Times have changed and kids these days can get their school grades at the click of a button on the school’s website.

But most of us remember having a report card passed out at the end of the quarter by a teacher or, maybe, waiting anxiously for our postal carrier to bring us the good or bad news. Elated relief at all “A’s”; happy that your physics grade was not below average; and even a few maybe getting out a number four pencil to change that ‘D’ to a ‘B’ before one’s parents saw it.  Now-a-days one has to have an IT or hacker degree to do that sort of thing on-line!

Report cards can be really good news, really bad news or somewhere in between. But they tell the recipient many things: “Keep up the good work”, “This area needs performance improvement” or “You have to really change your approach to improve”.

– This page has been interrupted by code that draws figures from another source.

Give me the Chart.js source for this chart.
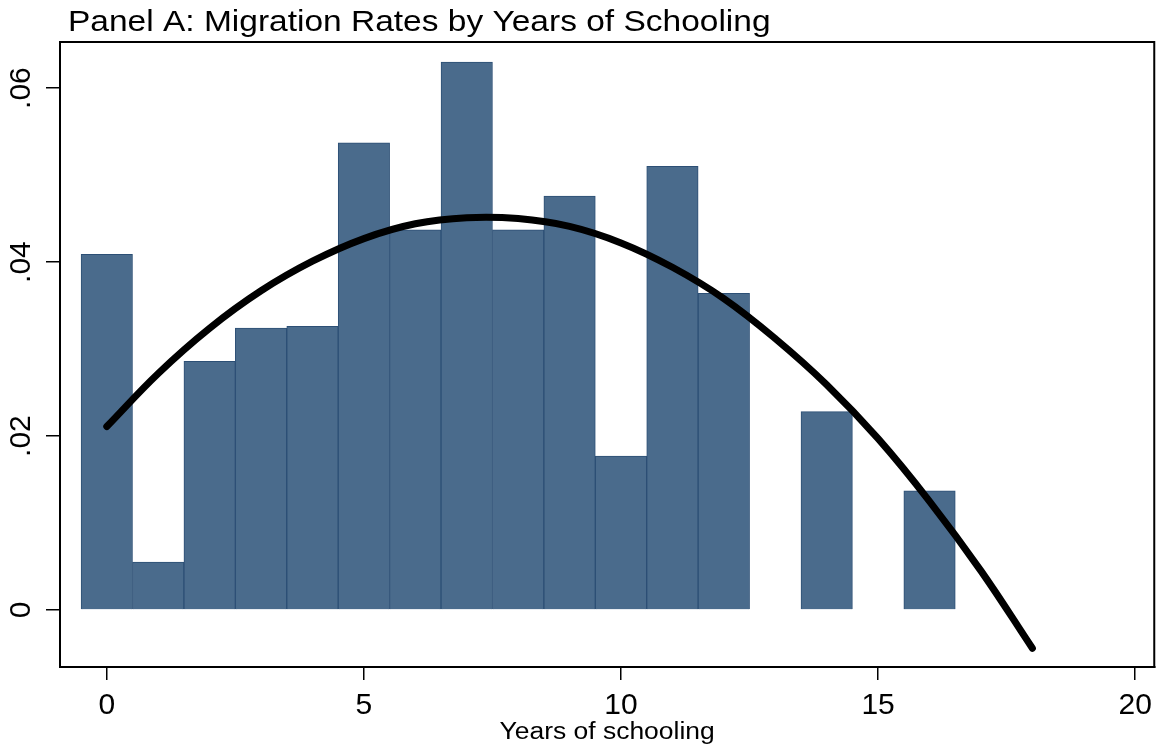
<!DOCTYPE html>
<html>
<head>
<meta charset="utf-8">
<script src="https://cdn.jsdelivr.net/npm/chart.js@4"></script>
<style>
  html, body { margin: 0; padding: 0; background: #fff; }
  #wrap { width: 1160px; height: 749px; }
</style>
</head>
<body>
<div id="wrap"><canvas id="chart" width="1160" height="749"></canvas></div>
<script>
const titleText = "Panel A: Migration Rates by Years of Schooling";
const xTitle = "Years of schooling";

// bars: years of schooling and migration rate
const years = [0, 1, 2, 3, 4, 5, 6, 7, 8, 9, 10, 11, 12, 14, 16];
const rates = [0.0409, 0.0055, 0.0286, 0.0324, 0.0326, 0.0537, 0.0437, 0.0630, 0.0437, 0.0476, 0.0177, 0.0510, 0.0364, 0.0228, 0.0137];

// fitted curve
const fitYears = [0, 1, 2, 3, 4, 5, 6, 7, 8, 9, 10, 11, 12, 13, 14, 15, 16, 17, 18];
const fitRates = [0.0211, 0.0272, 0.0324, 0.0367, 0.0401, 0.0427, 0.0444, 0.0451, 0.0450, 0.0441, 0.0422, 0.0394, 0.0358, 0.0312, 0.0259, 0.0197, 0.0125, 0.0045, -0.0044];

const xTicks = [0, 5, 10, 15, 20];
const yTicks = [0, 0.02, 0.04, 0.06];
const yTickLabels = ["0", ".02", ".04", ".06"];

const FONT = "'Liberation Sans', Arial, Helvetica, sans-serif";

// text in the reference is a bit wider than plain Arial
function wideText(ctx, text, x, y, stretch){
    ctx.save();
    ctx.translate(x, y);
    ctx.scale(stretch, 1);
    ctx.fillText(text, 0, 0);
    ctx.restore();
}

// title, frame, x title and rotated y labels
const extras = {
    id: "extras",
    afterDraw(chart){
        const ctx = chart.ctx;
        const area = chart.chartArea;
        ctx.save();
        ctx.strokeStyle = "#000";
        ctx.lineWidth = 2;
        ctx.strokeRect(area.left, area.top, area.right - area.left, area.bottom - area.top);

        ctx.fillStyle = "#000";
        ctx.font = "29px " + FONT;
        ctx.textAlign = "left";
        ctx.textBaseline = "alphabetic";
        wideText(ctx, titleText, 68, 31, 1.155);

        ctx.font = "23px " + FONT;
        ctx.textAlign = "center";
        wideText(ctx, xTitle, (area.left + area.right) / 2, 739, 1.15);

        const yScale = chart.scales.y;
        ctx.font = "30px " + FONT;
        ctx.textAlign = "center";
        ctx.textBaseline = "middle";
        yTicks.forEach((v, i) => {
            const py = yScale.getPixelForValue(v);
            ctx.save();
            ctx.translate(22, py);
            ctx.rotate(-Math.PI / 2);
            ctx.fillText(yTickLabels[i], 0, 0);
            ctx.restore();
        });
        ctx.restore();
    }
};

new Chart(document.getElementById("chart"), {
    data: {
        datasets: [
            {
                type: "line",
                data: fitYears.map((x, i) => ({x: x, y: fitRates[i]})),
                borderColor: "#000",
                borderWidth: 7,
                borderCapStyle: "round",
                borderJoinStyle: "round",
                pointRadius: 0,
                tension: 0.4,
                fill: false,
                order: 0
            },
            {
                type: "bar",
                data: years.map((x, i) => ({x: x, y: rates[i]})),
                backgroundColor: "#4a6b8c",
                borderColor: "#2c4f75",
                borderWidth: 1,
                barPercentage: 1,
                categoryPercentage: 1,
                order: 1
            }
        ]
    },
    options: {
        responsive: false,
        animation: false,
        layout: {padding: {top: 42, right: 5, left: 0, bottom: 0}},
        plugins: {
            legend: {display: false},
            tooltip: {enabled: false}
        },
        scales: {
            x: {
                type: "linear",
                offset: false,
                min: -0.91,
                max: 20.37,
                afterBuildTicks: s => { s.ticks = xTicks.map(v => ({value: v})); },
                afterFit: s => { s.height = 82; },
                grid: {offset: false, drawOnChartArea: false, drawTicks: true, tickLength: 13, color: "#000", lineWidth: 1.5},
                border: {display: true, color: "#000", width: 2},
                ticks: {color: "#000", font: {size: 30, family: FONT}, padding: 8, maxRotation: 0}
            },
            y: {
                type: "linear",
                min: -0.00655,
                max: 0.0653,
                afterBuildTicks: s => { s.ticks = yTicks.map(v => ({value: v})); },
                afterFit: s => { s.width = 60; },
                grid: {drawOnChartArea: false, drawTicks: true, tickLength: 14, color: "#000", lineWidth: 1.5},
                border: {display: true, color: "#000", width: 2},
                ticks: {display: false}
            }
        }
    },
    plugins: [extras]
});
</script>
</body>
</html>
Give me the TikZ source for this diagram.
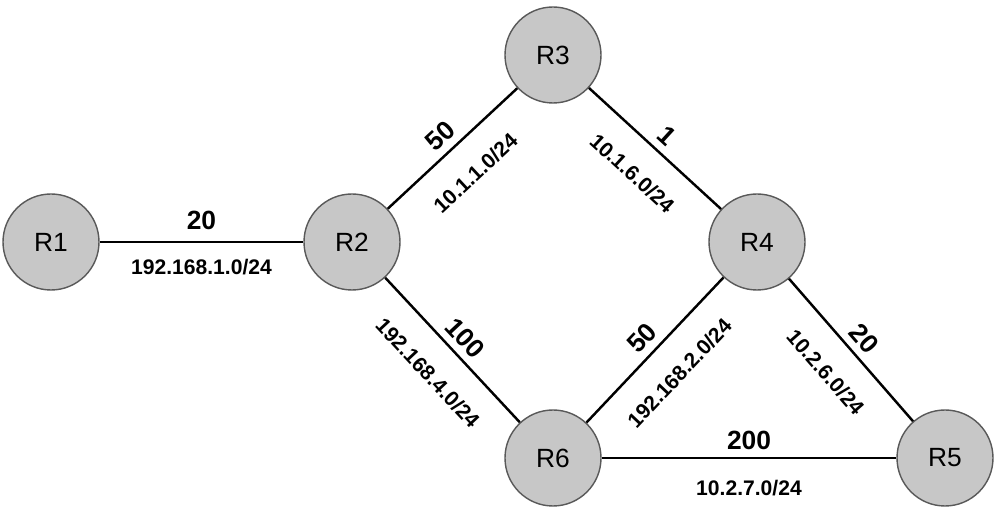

The same could be said of supplier performance reviews in Managed Service Programs, many which are, and should be, based on a “report card” of performance targets, using specific metrics as a standardized measurement of expectations and success.

Now, metrics may vary, but the need for holding suppliers to a standard of performance targets is critical and necessary. Successful programs contain metrics that measure both the level of engagement/performance of the supplier base and the quality of the resources they provide to clients. Without the metrics or its review and process management tool (the report card), it could lead to a supplier list that stagnates and underperforms to the expectations of a client’s hiring community.

The MSP report card is key, giving a quarter by quarter view of strengths and weakness of a particular supplier partner, leading to dynamic and collaborative exchanges to help identify areas of change, and increased effectiveness/performance… on both the supplier and program management side, to the benefit of a mutual client. At the end of the day, the MSP report card is also a critical tool for clients in getting overall visibility to MSP and contingent workforce performance and enhancing a client’s control over their contingent staffing circumstances.

A control that is similar to not being surprised when getting an “A” on a report card because you knew how hard you worked to deserve it…no IT hacking required.